Poverty tour make stop in Goldsboro
By Ty Johnson
Published in News on March 4, 2012 1:50 AM
Although more than 60 individuals were packed into the Community Crisis Center on Slocumb Street Friday, the absence of one member of the Truth and Hope Poverty Tour loomed over those gathered.
Gene Nichols, the director of the UNC Center on Poverty, Work & Opportunity which was a part of the bus tour, addressed the crowd first, and apologized that the Rev. Dr. William Barber, president of the state chapter of the National Association for the Advancement of Colored People, was not able to attend as advertised.
"He is dealing with the legal process at the moment," he said, almost tongue in cheek.

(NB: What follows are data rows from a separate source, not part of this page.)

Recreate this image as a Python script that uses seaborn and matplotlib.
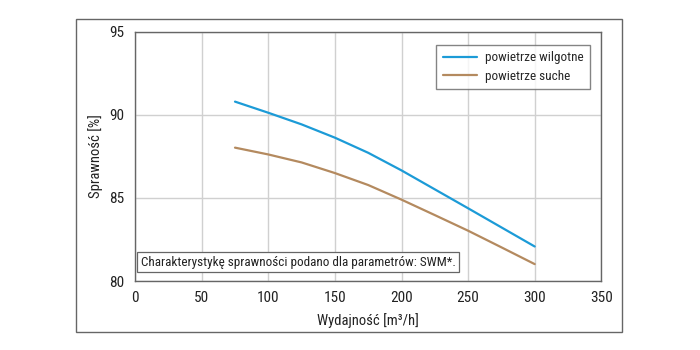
import numpy as np
import pandas as pd
import matplotlib
matplotlib.use("Agg")
import matplotlib.pyplot as plt
import seaborn as sns
from matplotlib.patches import Rectangle

# ----------------------------
# Data
# ----------------------------
flow = [75, 100, 125, 150, 175, 200, 225, 250, 275, 300]
eff_wet = [90.80, 90.13, 89.43, 88.63, 87.72, 86.66, 85.52, 84.38, 83.23, 82.08]
eff_dry = [88.03, 87.62, 87.14, 86.50, 85.78, 84.90, 83.97, 83.03, 82.03, 81.02]
series_names = ["powietrze wilgotne", "powietrze suche"]
series_colors = ["#1c9bd7", "#b48a5f"]

x_ticks = [0, 50, 100, 150, 200, 250, 300, 350]
y_ticks = [80, 85, 90, 95]
note = "Charakterystykę sprawności podano dla parametrów: SWM*."

df = pd.DataFrame({
    "flow": flow * 2,
    "eff": eff_wet + eff_dry,
    "series": [series_names[0]] * len(flow) + [series_names[1]] * len(flow),
})

# ----------------------------
# Plot
# ----------------------------
sns.set_style("white")
plt.rcParams["font.family"] = ["Roboto Condensed", "Liberation Sans Narrow", "DejaVu Sans"]
plt.rcParams["font.stretch"] = "condensed"

fig = plt.figure(figsize=(7, 3.5), dpi=100)
ax = fig.add_axes([0.193, 0.197, 0.666, 0.712])

# outer frame around the whole chart
fig.patches.append(Rectangle((0.108, 0.051), 0.781, 0.895, transform=fig.transFigure,
                             fill=False, edgecolor="#666666", linewidth=1.0))

sns.lineplot(data=df, x="flow", y="eff", hue="series", palette=series_colors,
             hue_order=series_names, linewidth=1.6, ax=ax)

ax.set_xlim(0, 350)
ax.set_ylim(80, 95)
ax.set_xticks(x_ticks)
ax.set_yticks(y_ticks)
ax.grid(True, color="#d0d0d0", linewidth=1.0)
ax.set_axisbelow(True)
for s in ax.spines.values():
    s.set_color("#666666")
    s.set_linewidth(1.0)
ax.tick_params(axis="y", length=0, labelsize=11, pad=8, colors="#222222")
ax.tick_params(axis="x", length=0, labelsize=11, pad=7, colors="#222222")

ax.set_xlabel("Wydajność [m³/h]", fontsize=10.5, color="#222222", labelpad=6)
ax.set_ylabel("Sprawność [%]", fontsize=10.5, color="#222222", labelpad=4)

leg = ax.legend(loc="upper right", bbox_to_anchor=(0.99, 0.975), fontsize=9.5,
                frameon=True, fancybox=False, edgecolor="#666666",
                handlelength=2.6, handletextpad=0.6, borderpad=0.5, labelspacing=0.4)
leg.get_frame().set_linewidth(1.0)

ax.text(0.012, 0.05, note, transform=ax.transAxes, fontsize=9.5, color="#222222",
        va="bottom", ha="left",
        bbox=dict(boxstyle="square,pad=0.25", facecolor="white", edgecolor="#666666",
                  linewidth=0.9))

fig.savefig("out.png", dpi=100)
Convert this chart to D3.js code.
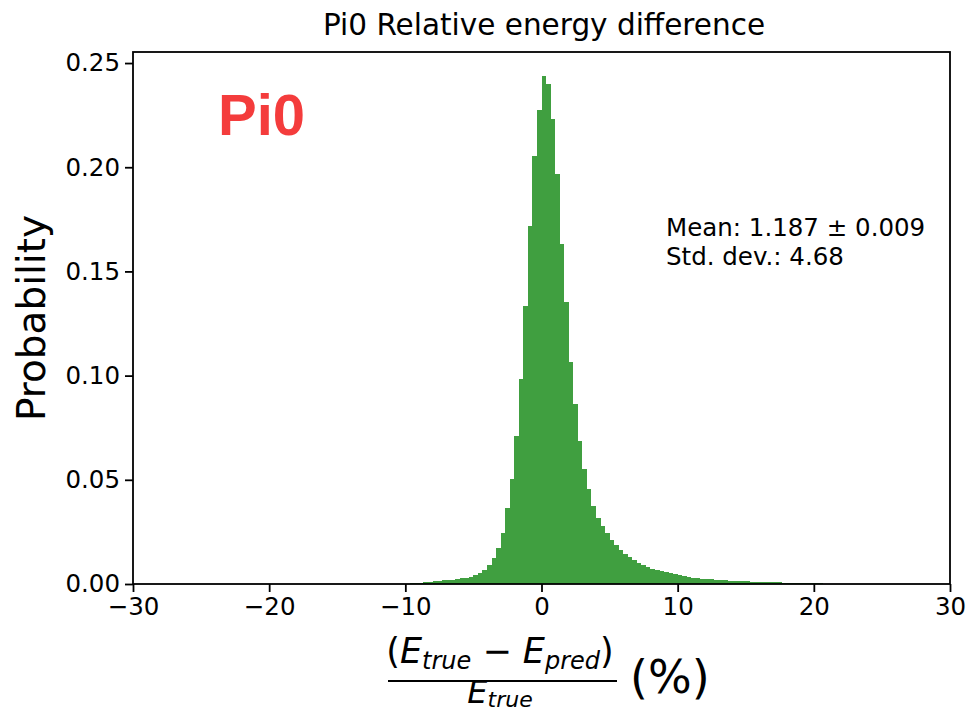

Reports had indicated that Barber, who was due in court Friday morning to enter a plea concerning a trespassing charge, would plead guilty to the misdemeanor and do community service through the state's program for first offenders to have the charges dismissed.
Minutes later, just before the open forum portion of the event was to begin, it was announced that Barber's guilty plea had been entered and he had been "set free," leading to an eruption of applause from those gathered. Barber had not been incarcerated, Nichols clarified later, saying that he had only been in court for his hearing.
Barber was arrested when he set foot onto the grounds of the Wake County School Board Administrative building June 15, 2010 along with three others. Thirty demonstrators were arrested across four school board meetings that summer for acts ranging from refusing to yield the floor, banging on walls and taking seats of school board members. The demonstrators were protesting the school board's decision to eliminate diversity as a factor in school assignments in the county.
Barber, who resides in Goldsboro, will perform 40 hours of community service and pay $430 in fees.
With the air cleared, however, the true dialogue was able to begin as several citizens spoke out during the event, which was promoted as a town hall-type event to provide citizens with an opportunity to discuss the area's poverty situation.
Some shared their personal experiences while others highlighted the resources available to Wayne County's impoverished -- all of which will be taken into account when the tour concludes with a summit later this year, Nichols said.
"We're seeking stories about the real and economic struggles they face. Those stories are the heart of what we're after," he said.
The timing of the event was particularly interesting as it came just a day after a state representative let slip what Nichols characterized as "sickening" remarks concerning the state's poverty status.
"We have no one in the state of North Carolina living in extreme poverty. We might governmentally say they are, but they're not," Rep. George Cleveland, R-Onslow said during a meeting on the state's mandatory pre-K program. He defined "extreme poverty" as those living on $1.50 per day.
The U.S. Census Bureau defines children living in "extreme poverty" as those who live in households that bring in less than 50 percent of the poverty threshold. For a family of four, that's $11,000 annually.
Later, Rep. Cleveland continued to defend his stance.
"I'm sure there are hungry people in North Carolina, but to say they are living in extreme poverty in North Carolina, I think that's an overstatement," he told the Associated Press when reached in his office.
A 2011 report from Action for Children based on U.S. Census estimates showed that 183,000 children lived in extreme poverty in 2007 and that statistic increased to 228,000, or 25 percent, in 2009. The report also showed one in 10 children in 2009 lived in households that meeting the "extreme poverty" threshold.
Cleveland sought to clarify that he was comparing the state's impoverished citizens to those in developing countries, but Nichols said the fact that opinions like that exist only increase the importance of movements like the poverty tour, saying his comments showed impoverished kids were "not worthy of political concern."
"Those who suggest we don't have significant and powerful poverty issues are refusing to open their eyes," he said. "Once they open their eyes and start seeing what's there, they'll want to turn away.
"The notion that we can turn our back on the lower third of this state ... and call this the home of equality ... is hypocrisy run amok. It cannot be accepted and we have to wage war against it.
The type of thinking shared by Rep. Cleveland, he said, was the very reason why the poverty tour was created -- to put names and faces to the poverty statistics.
Those faces appeared behind the podium Friday sharing stories of struggles and offering ideas for the future. One suggestion was for municipalities to create mechanisms to help those in need find the resources available to them, while another noted that any system where it's more advantageous to remain on welfare than to work for minimum wage is fundamentally flawed.
The suggestions and issues raised at the meeting will be combined with others from communities across the state to form a platform for the agencies involved to push with state legislators in the coming session.
Attaching names and testimonies to the platform will only increase the groups' abilities to push for reform, Nichols said.
"The goal is to eliminate the possibility of being ignored," he said.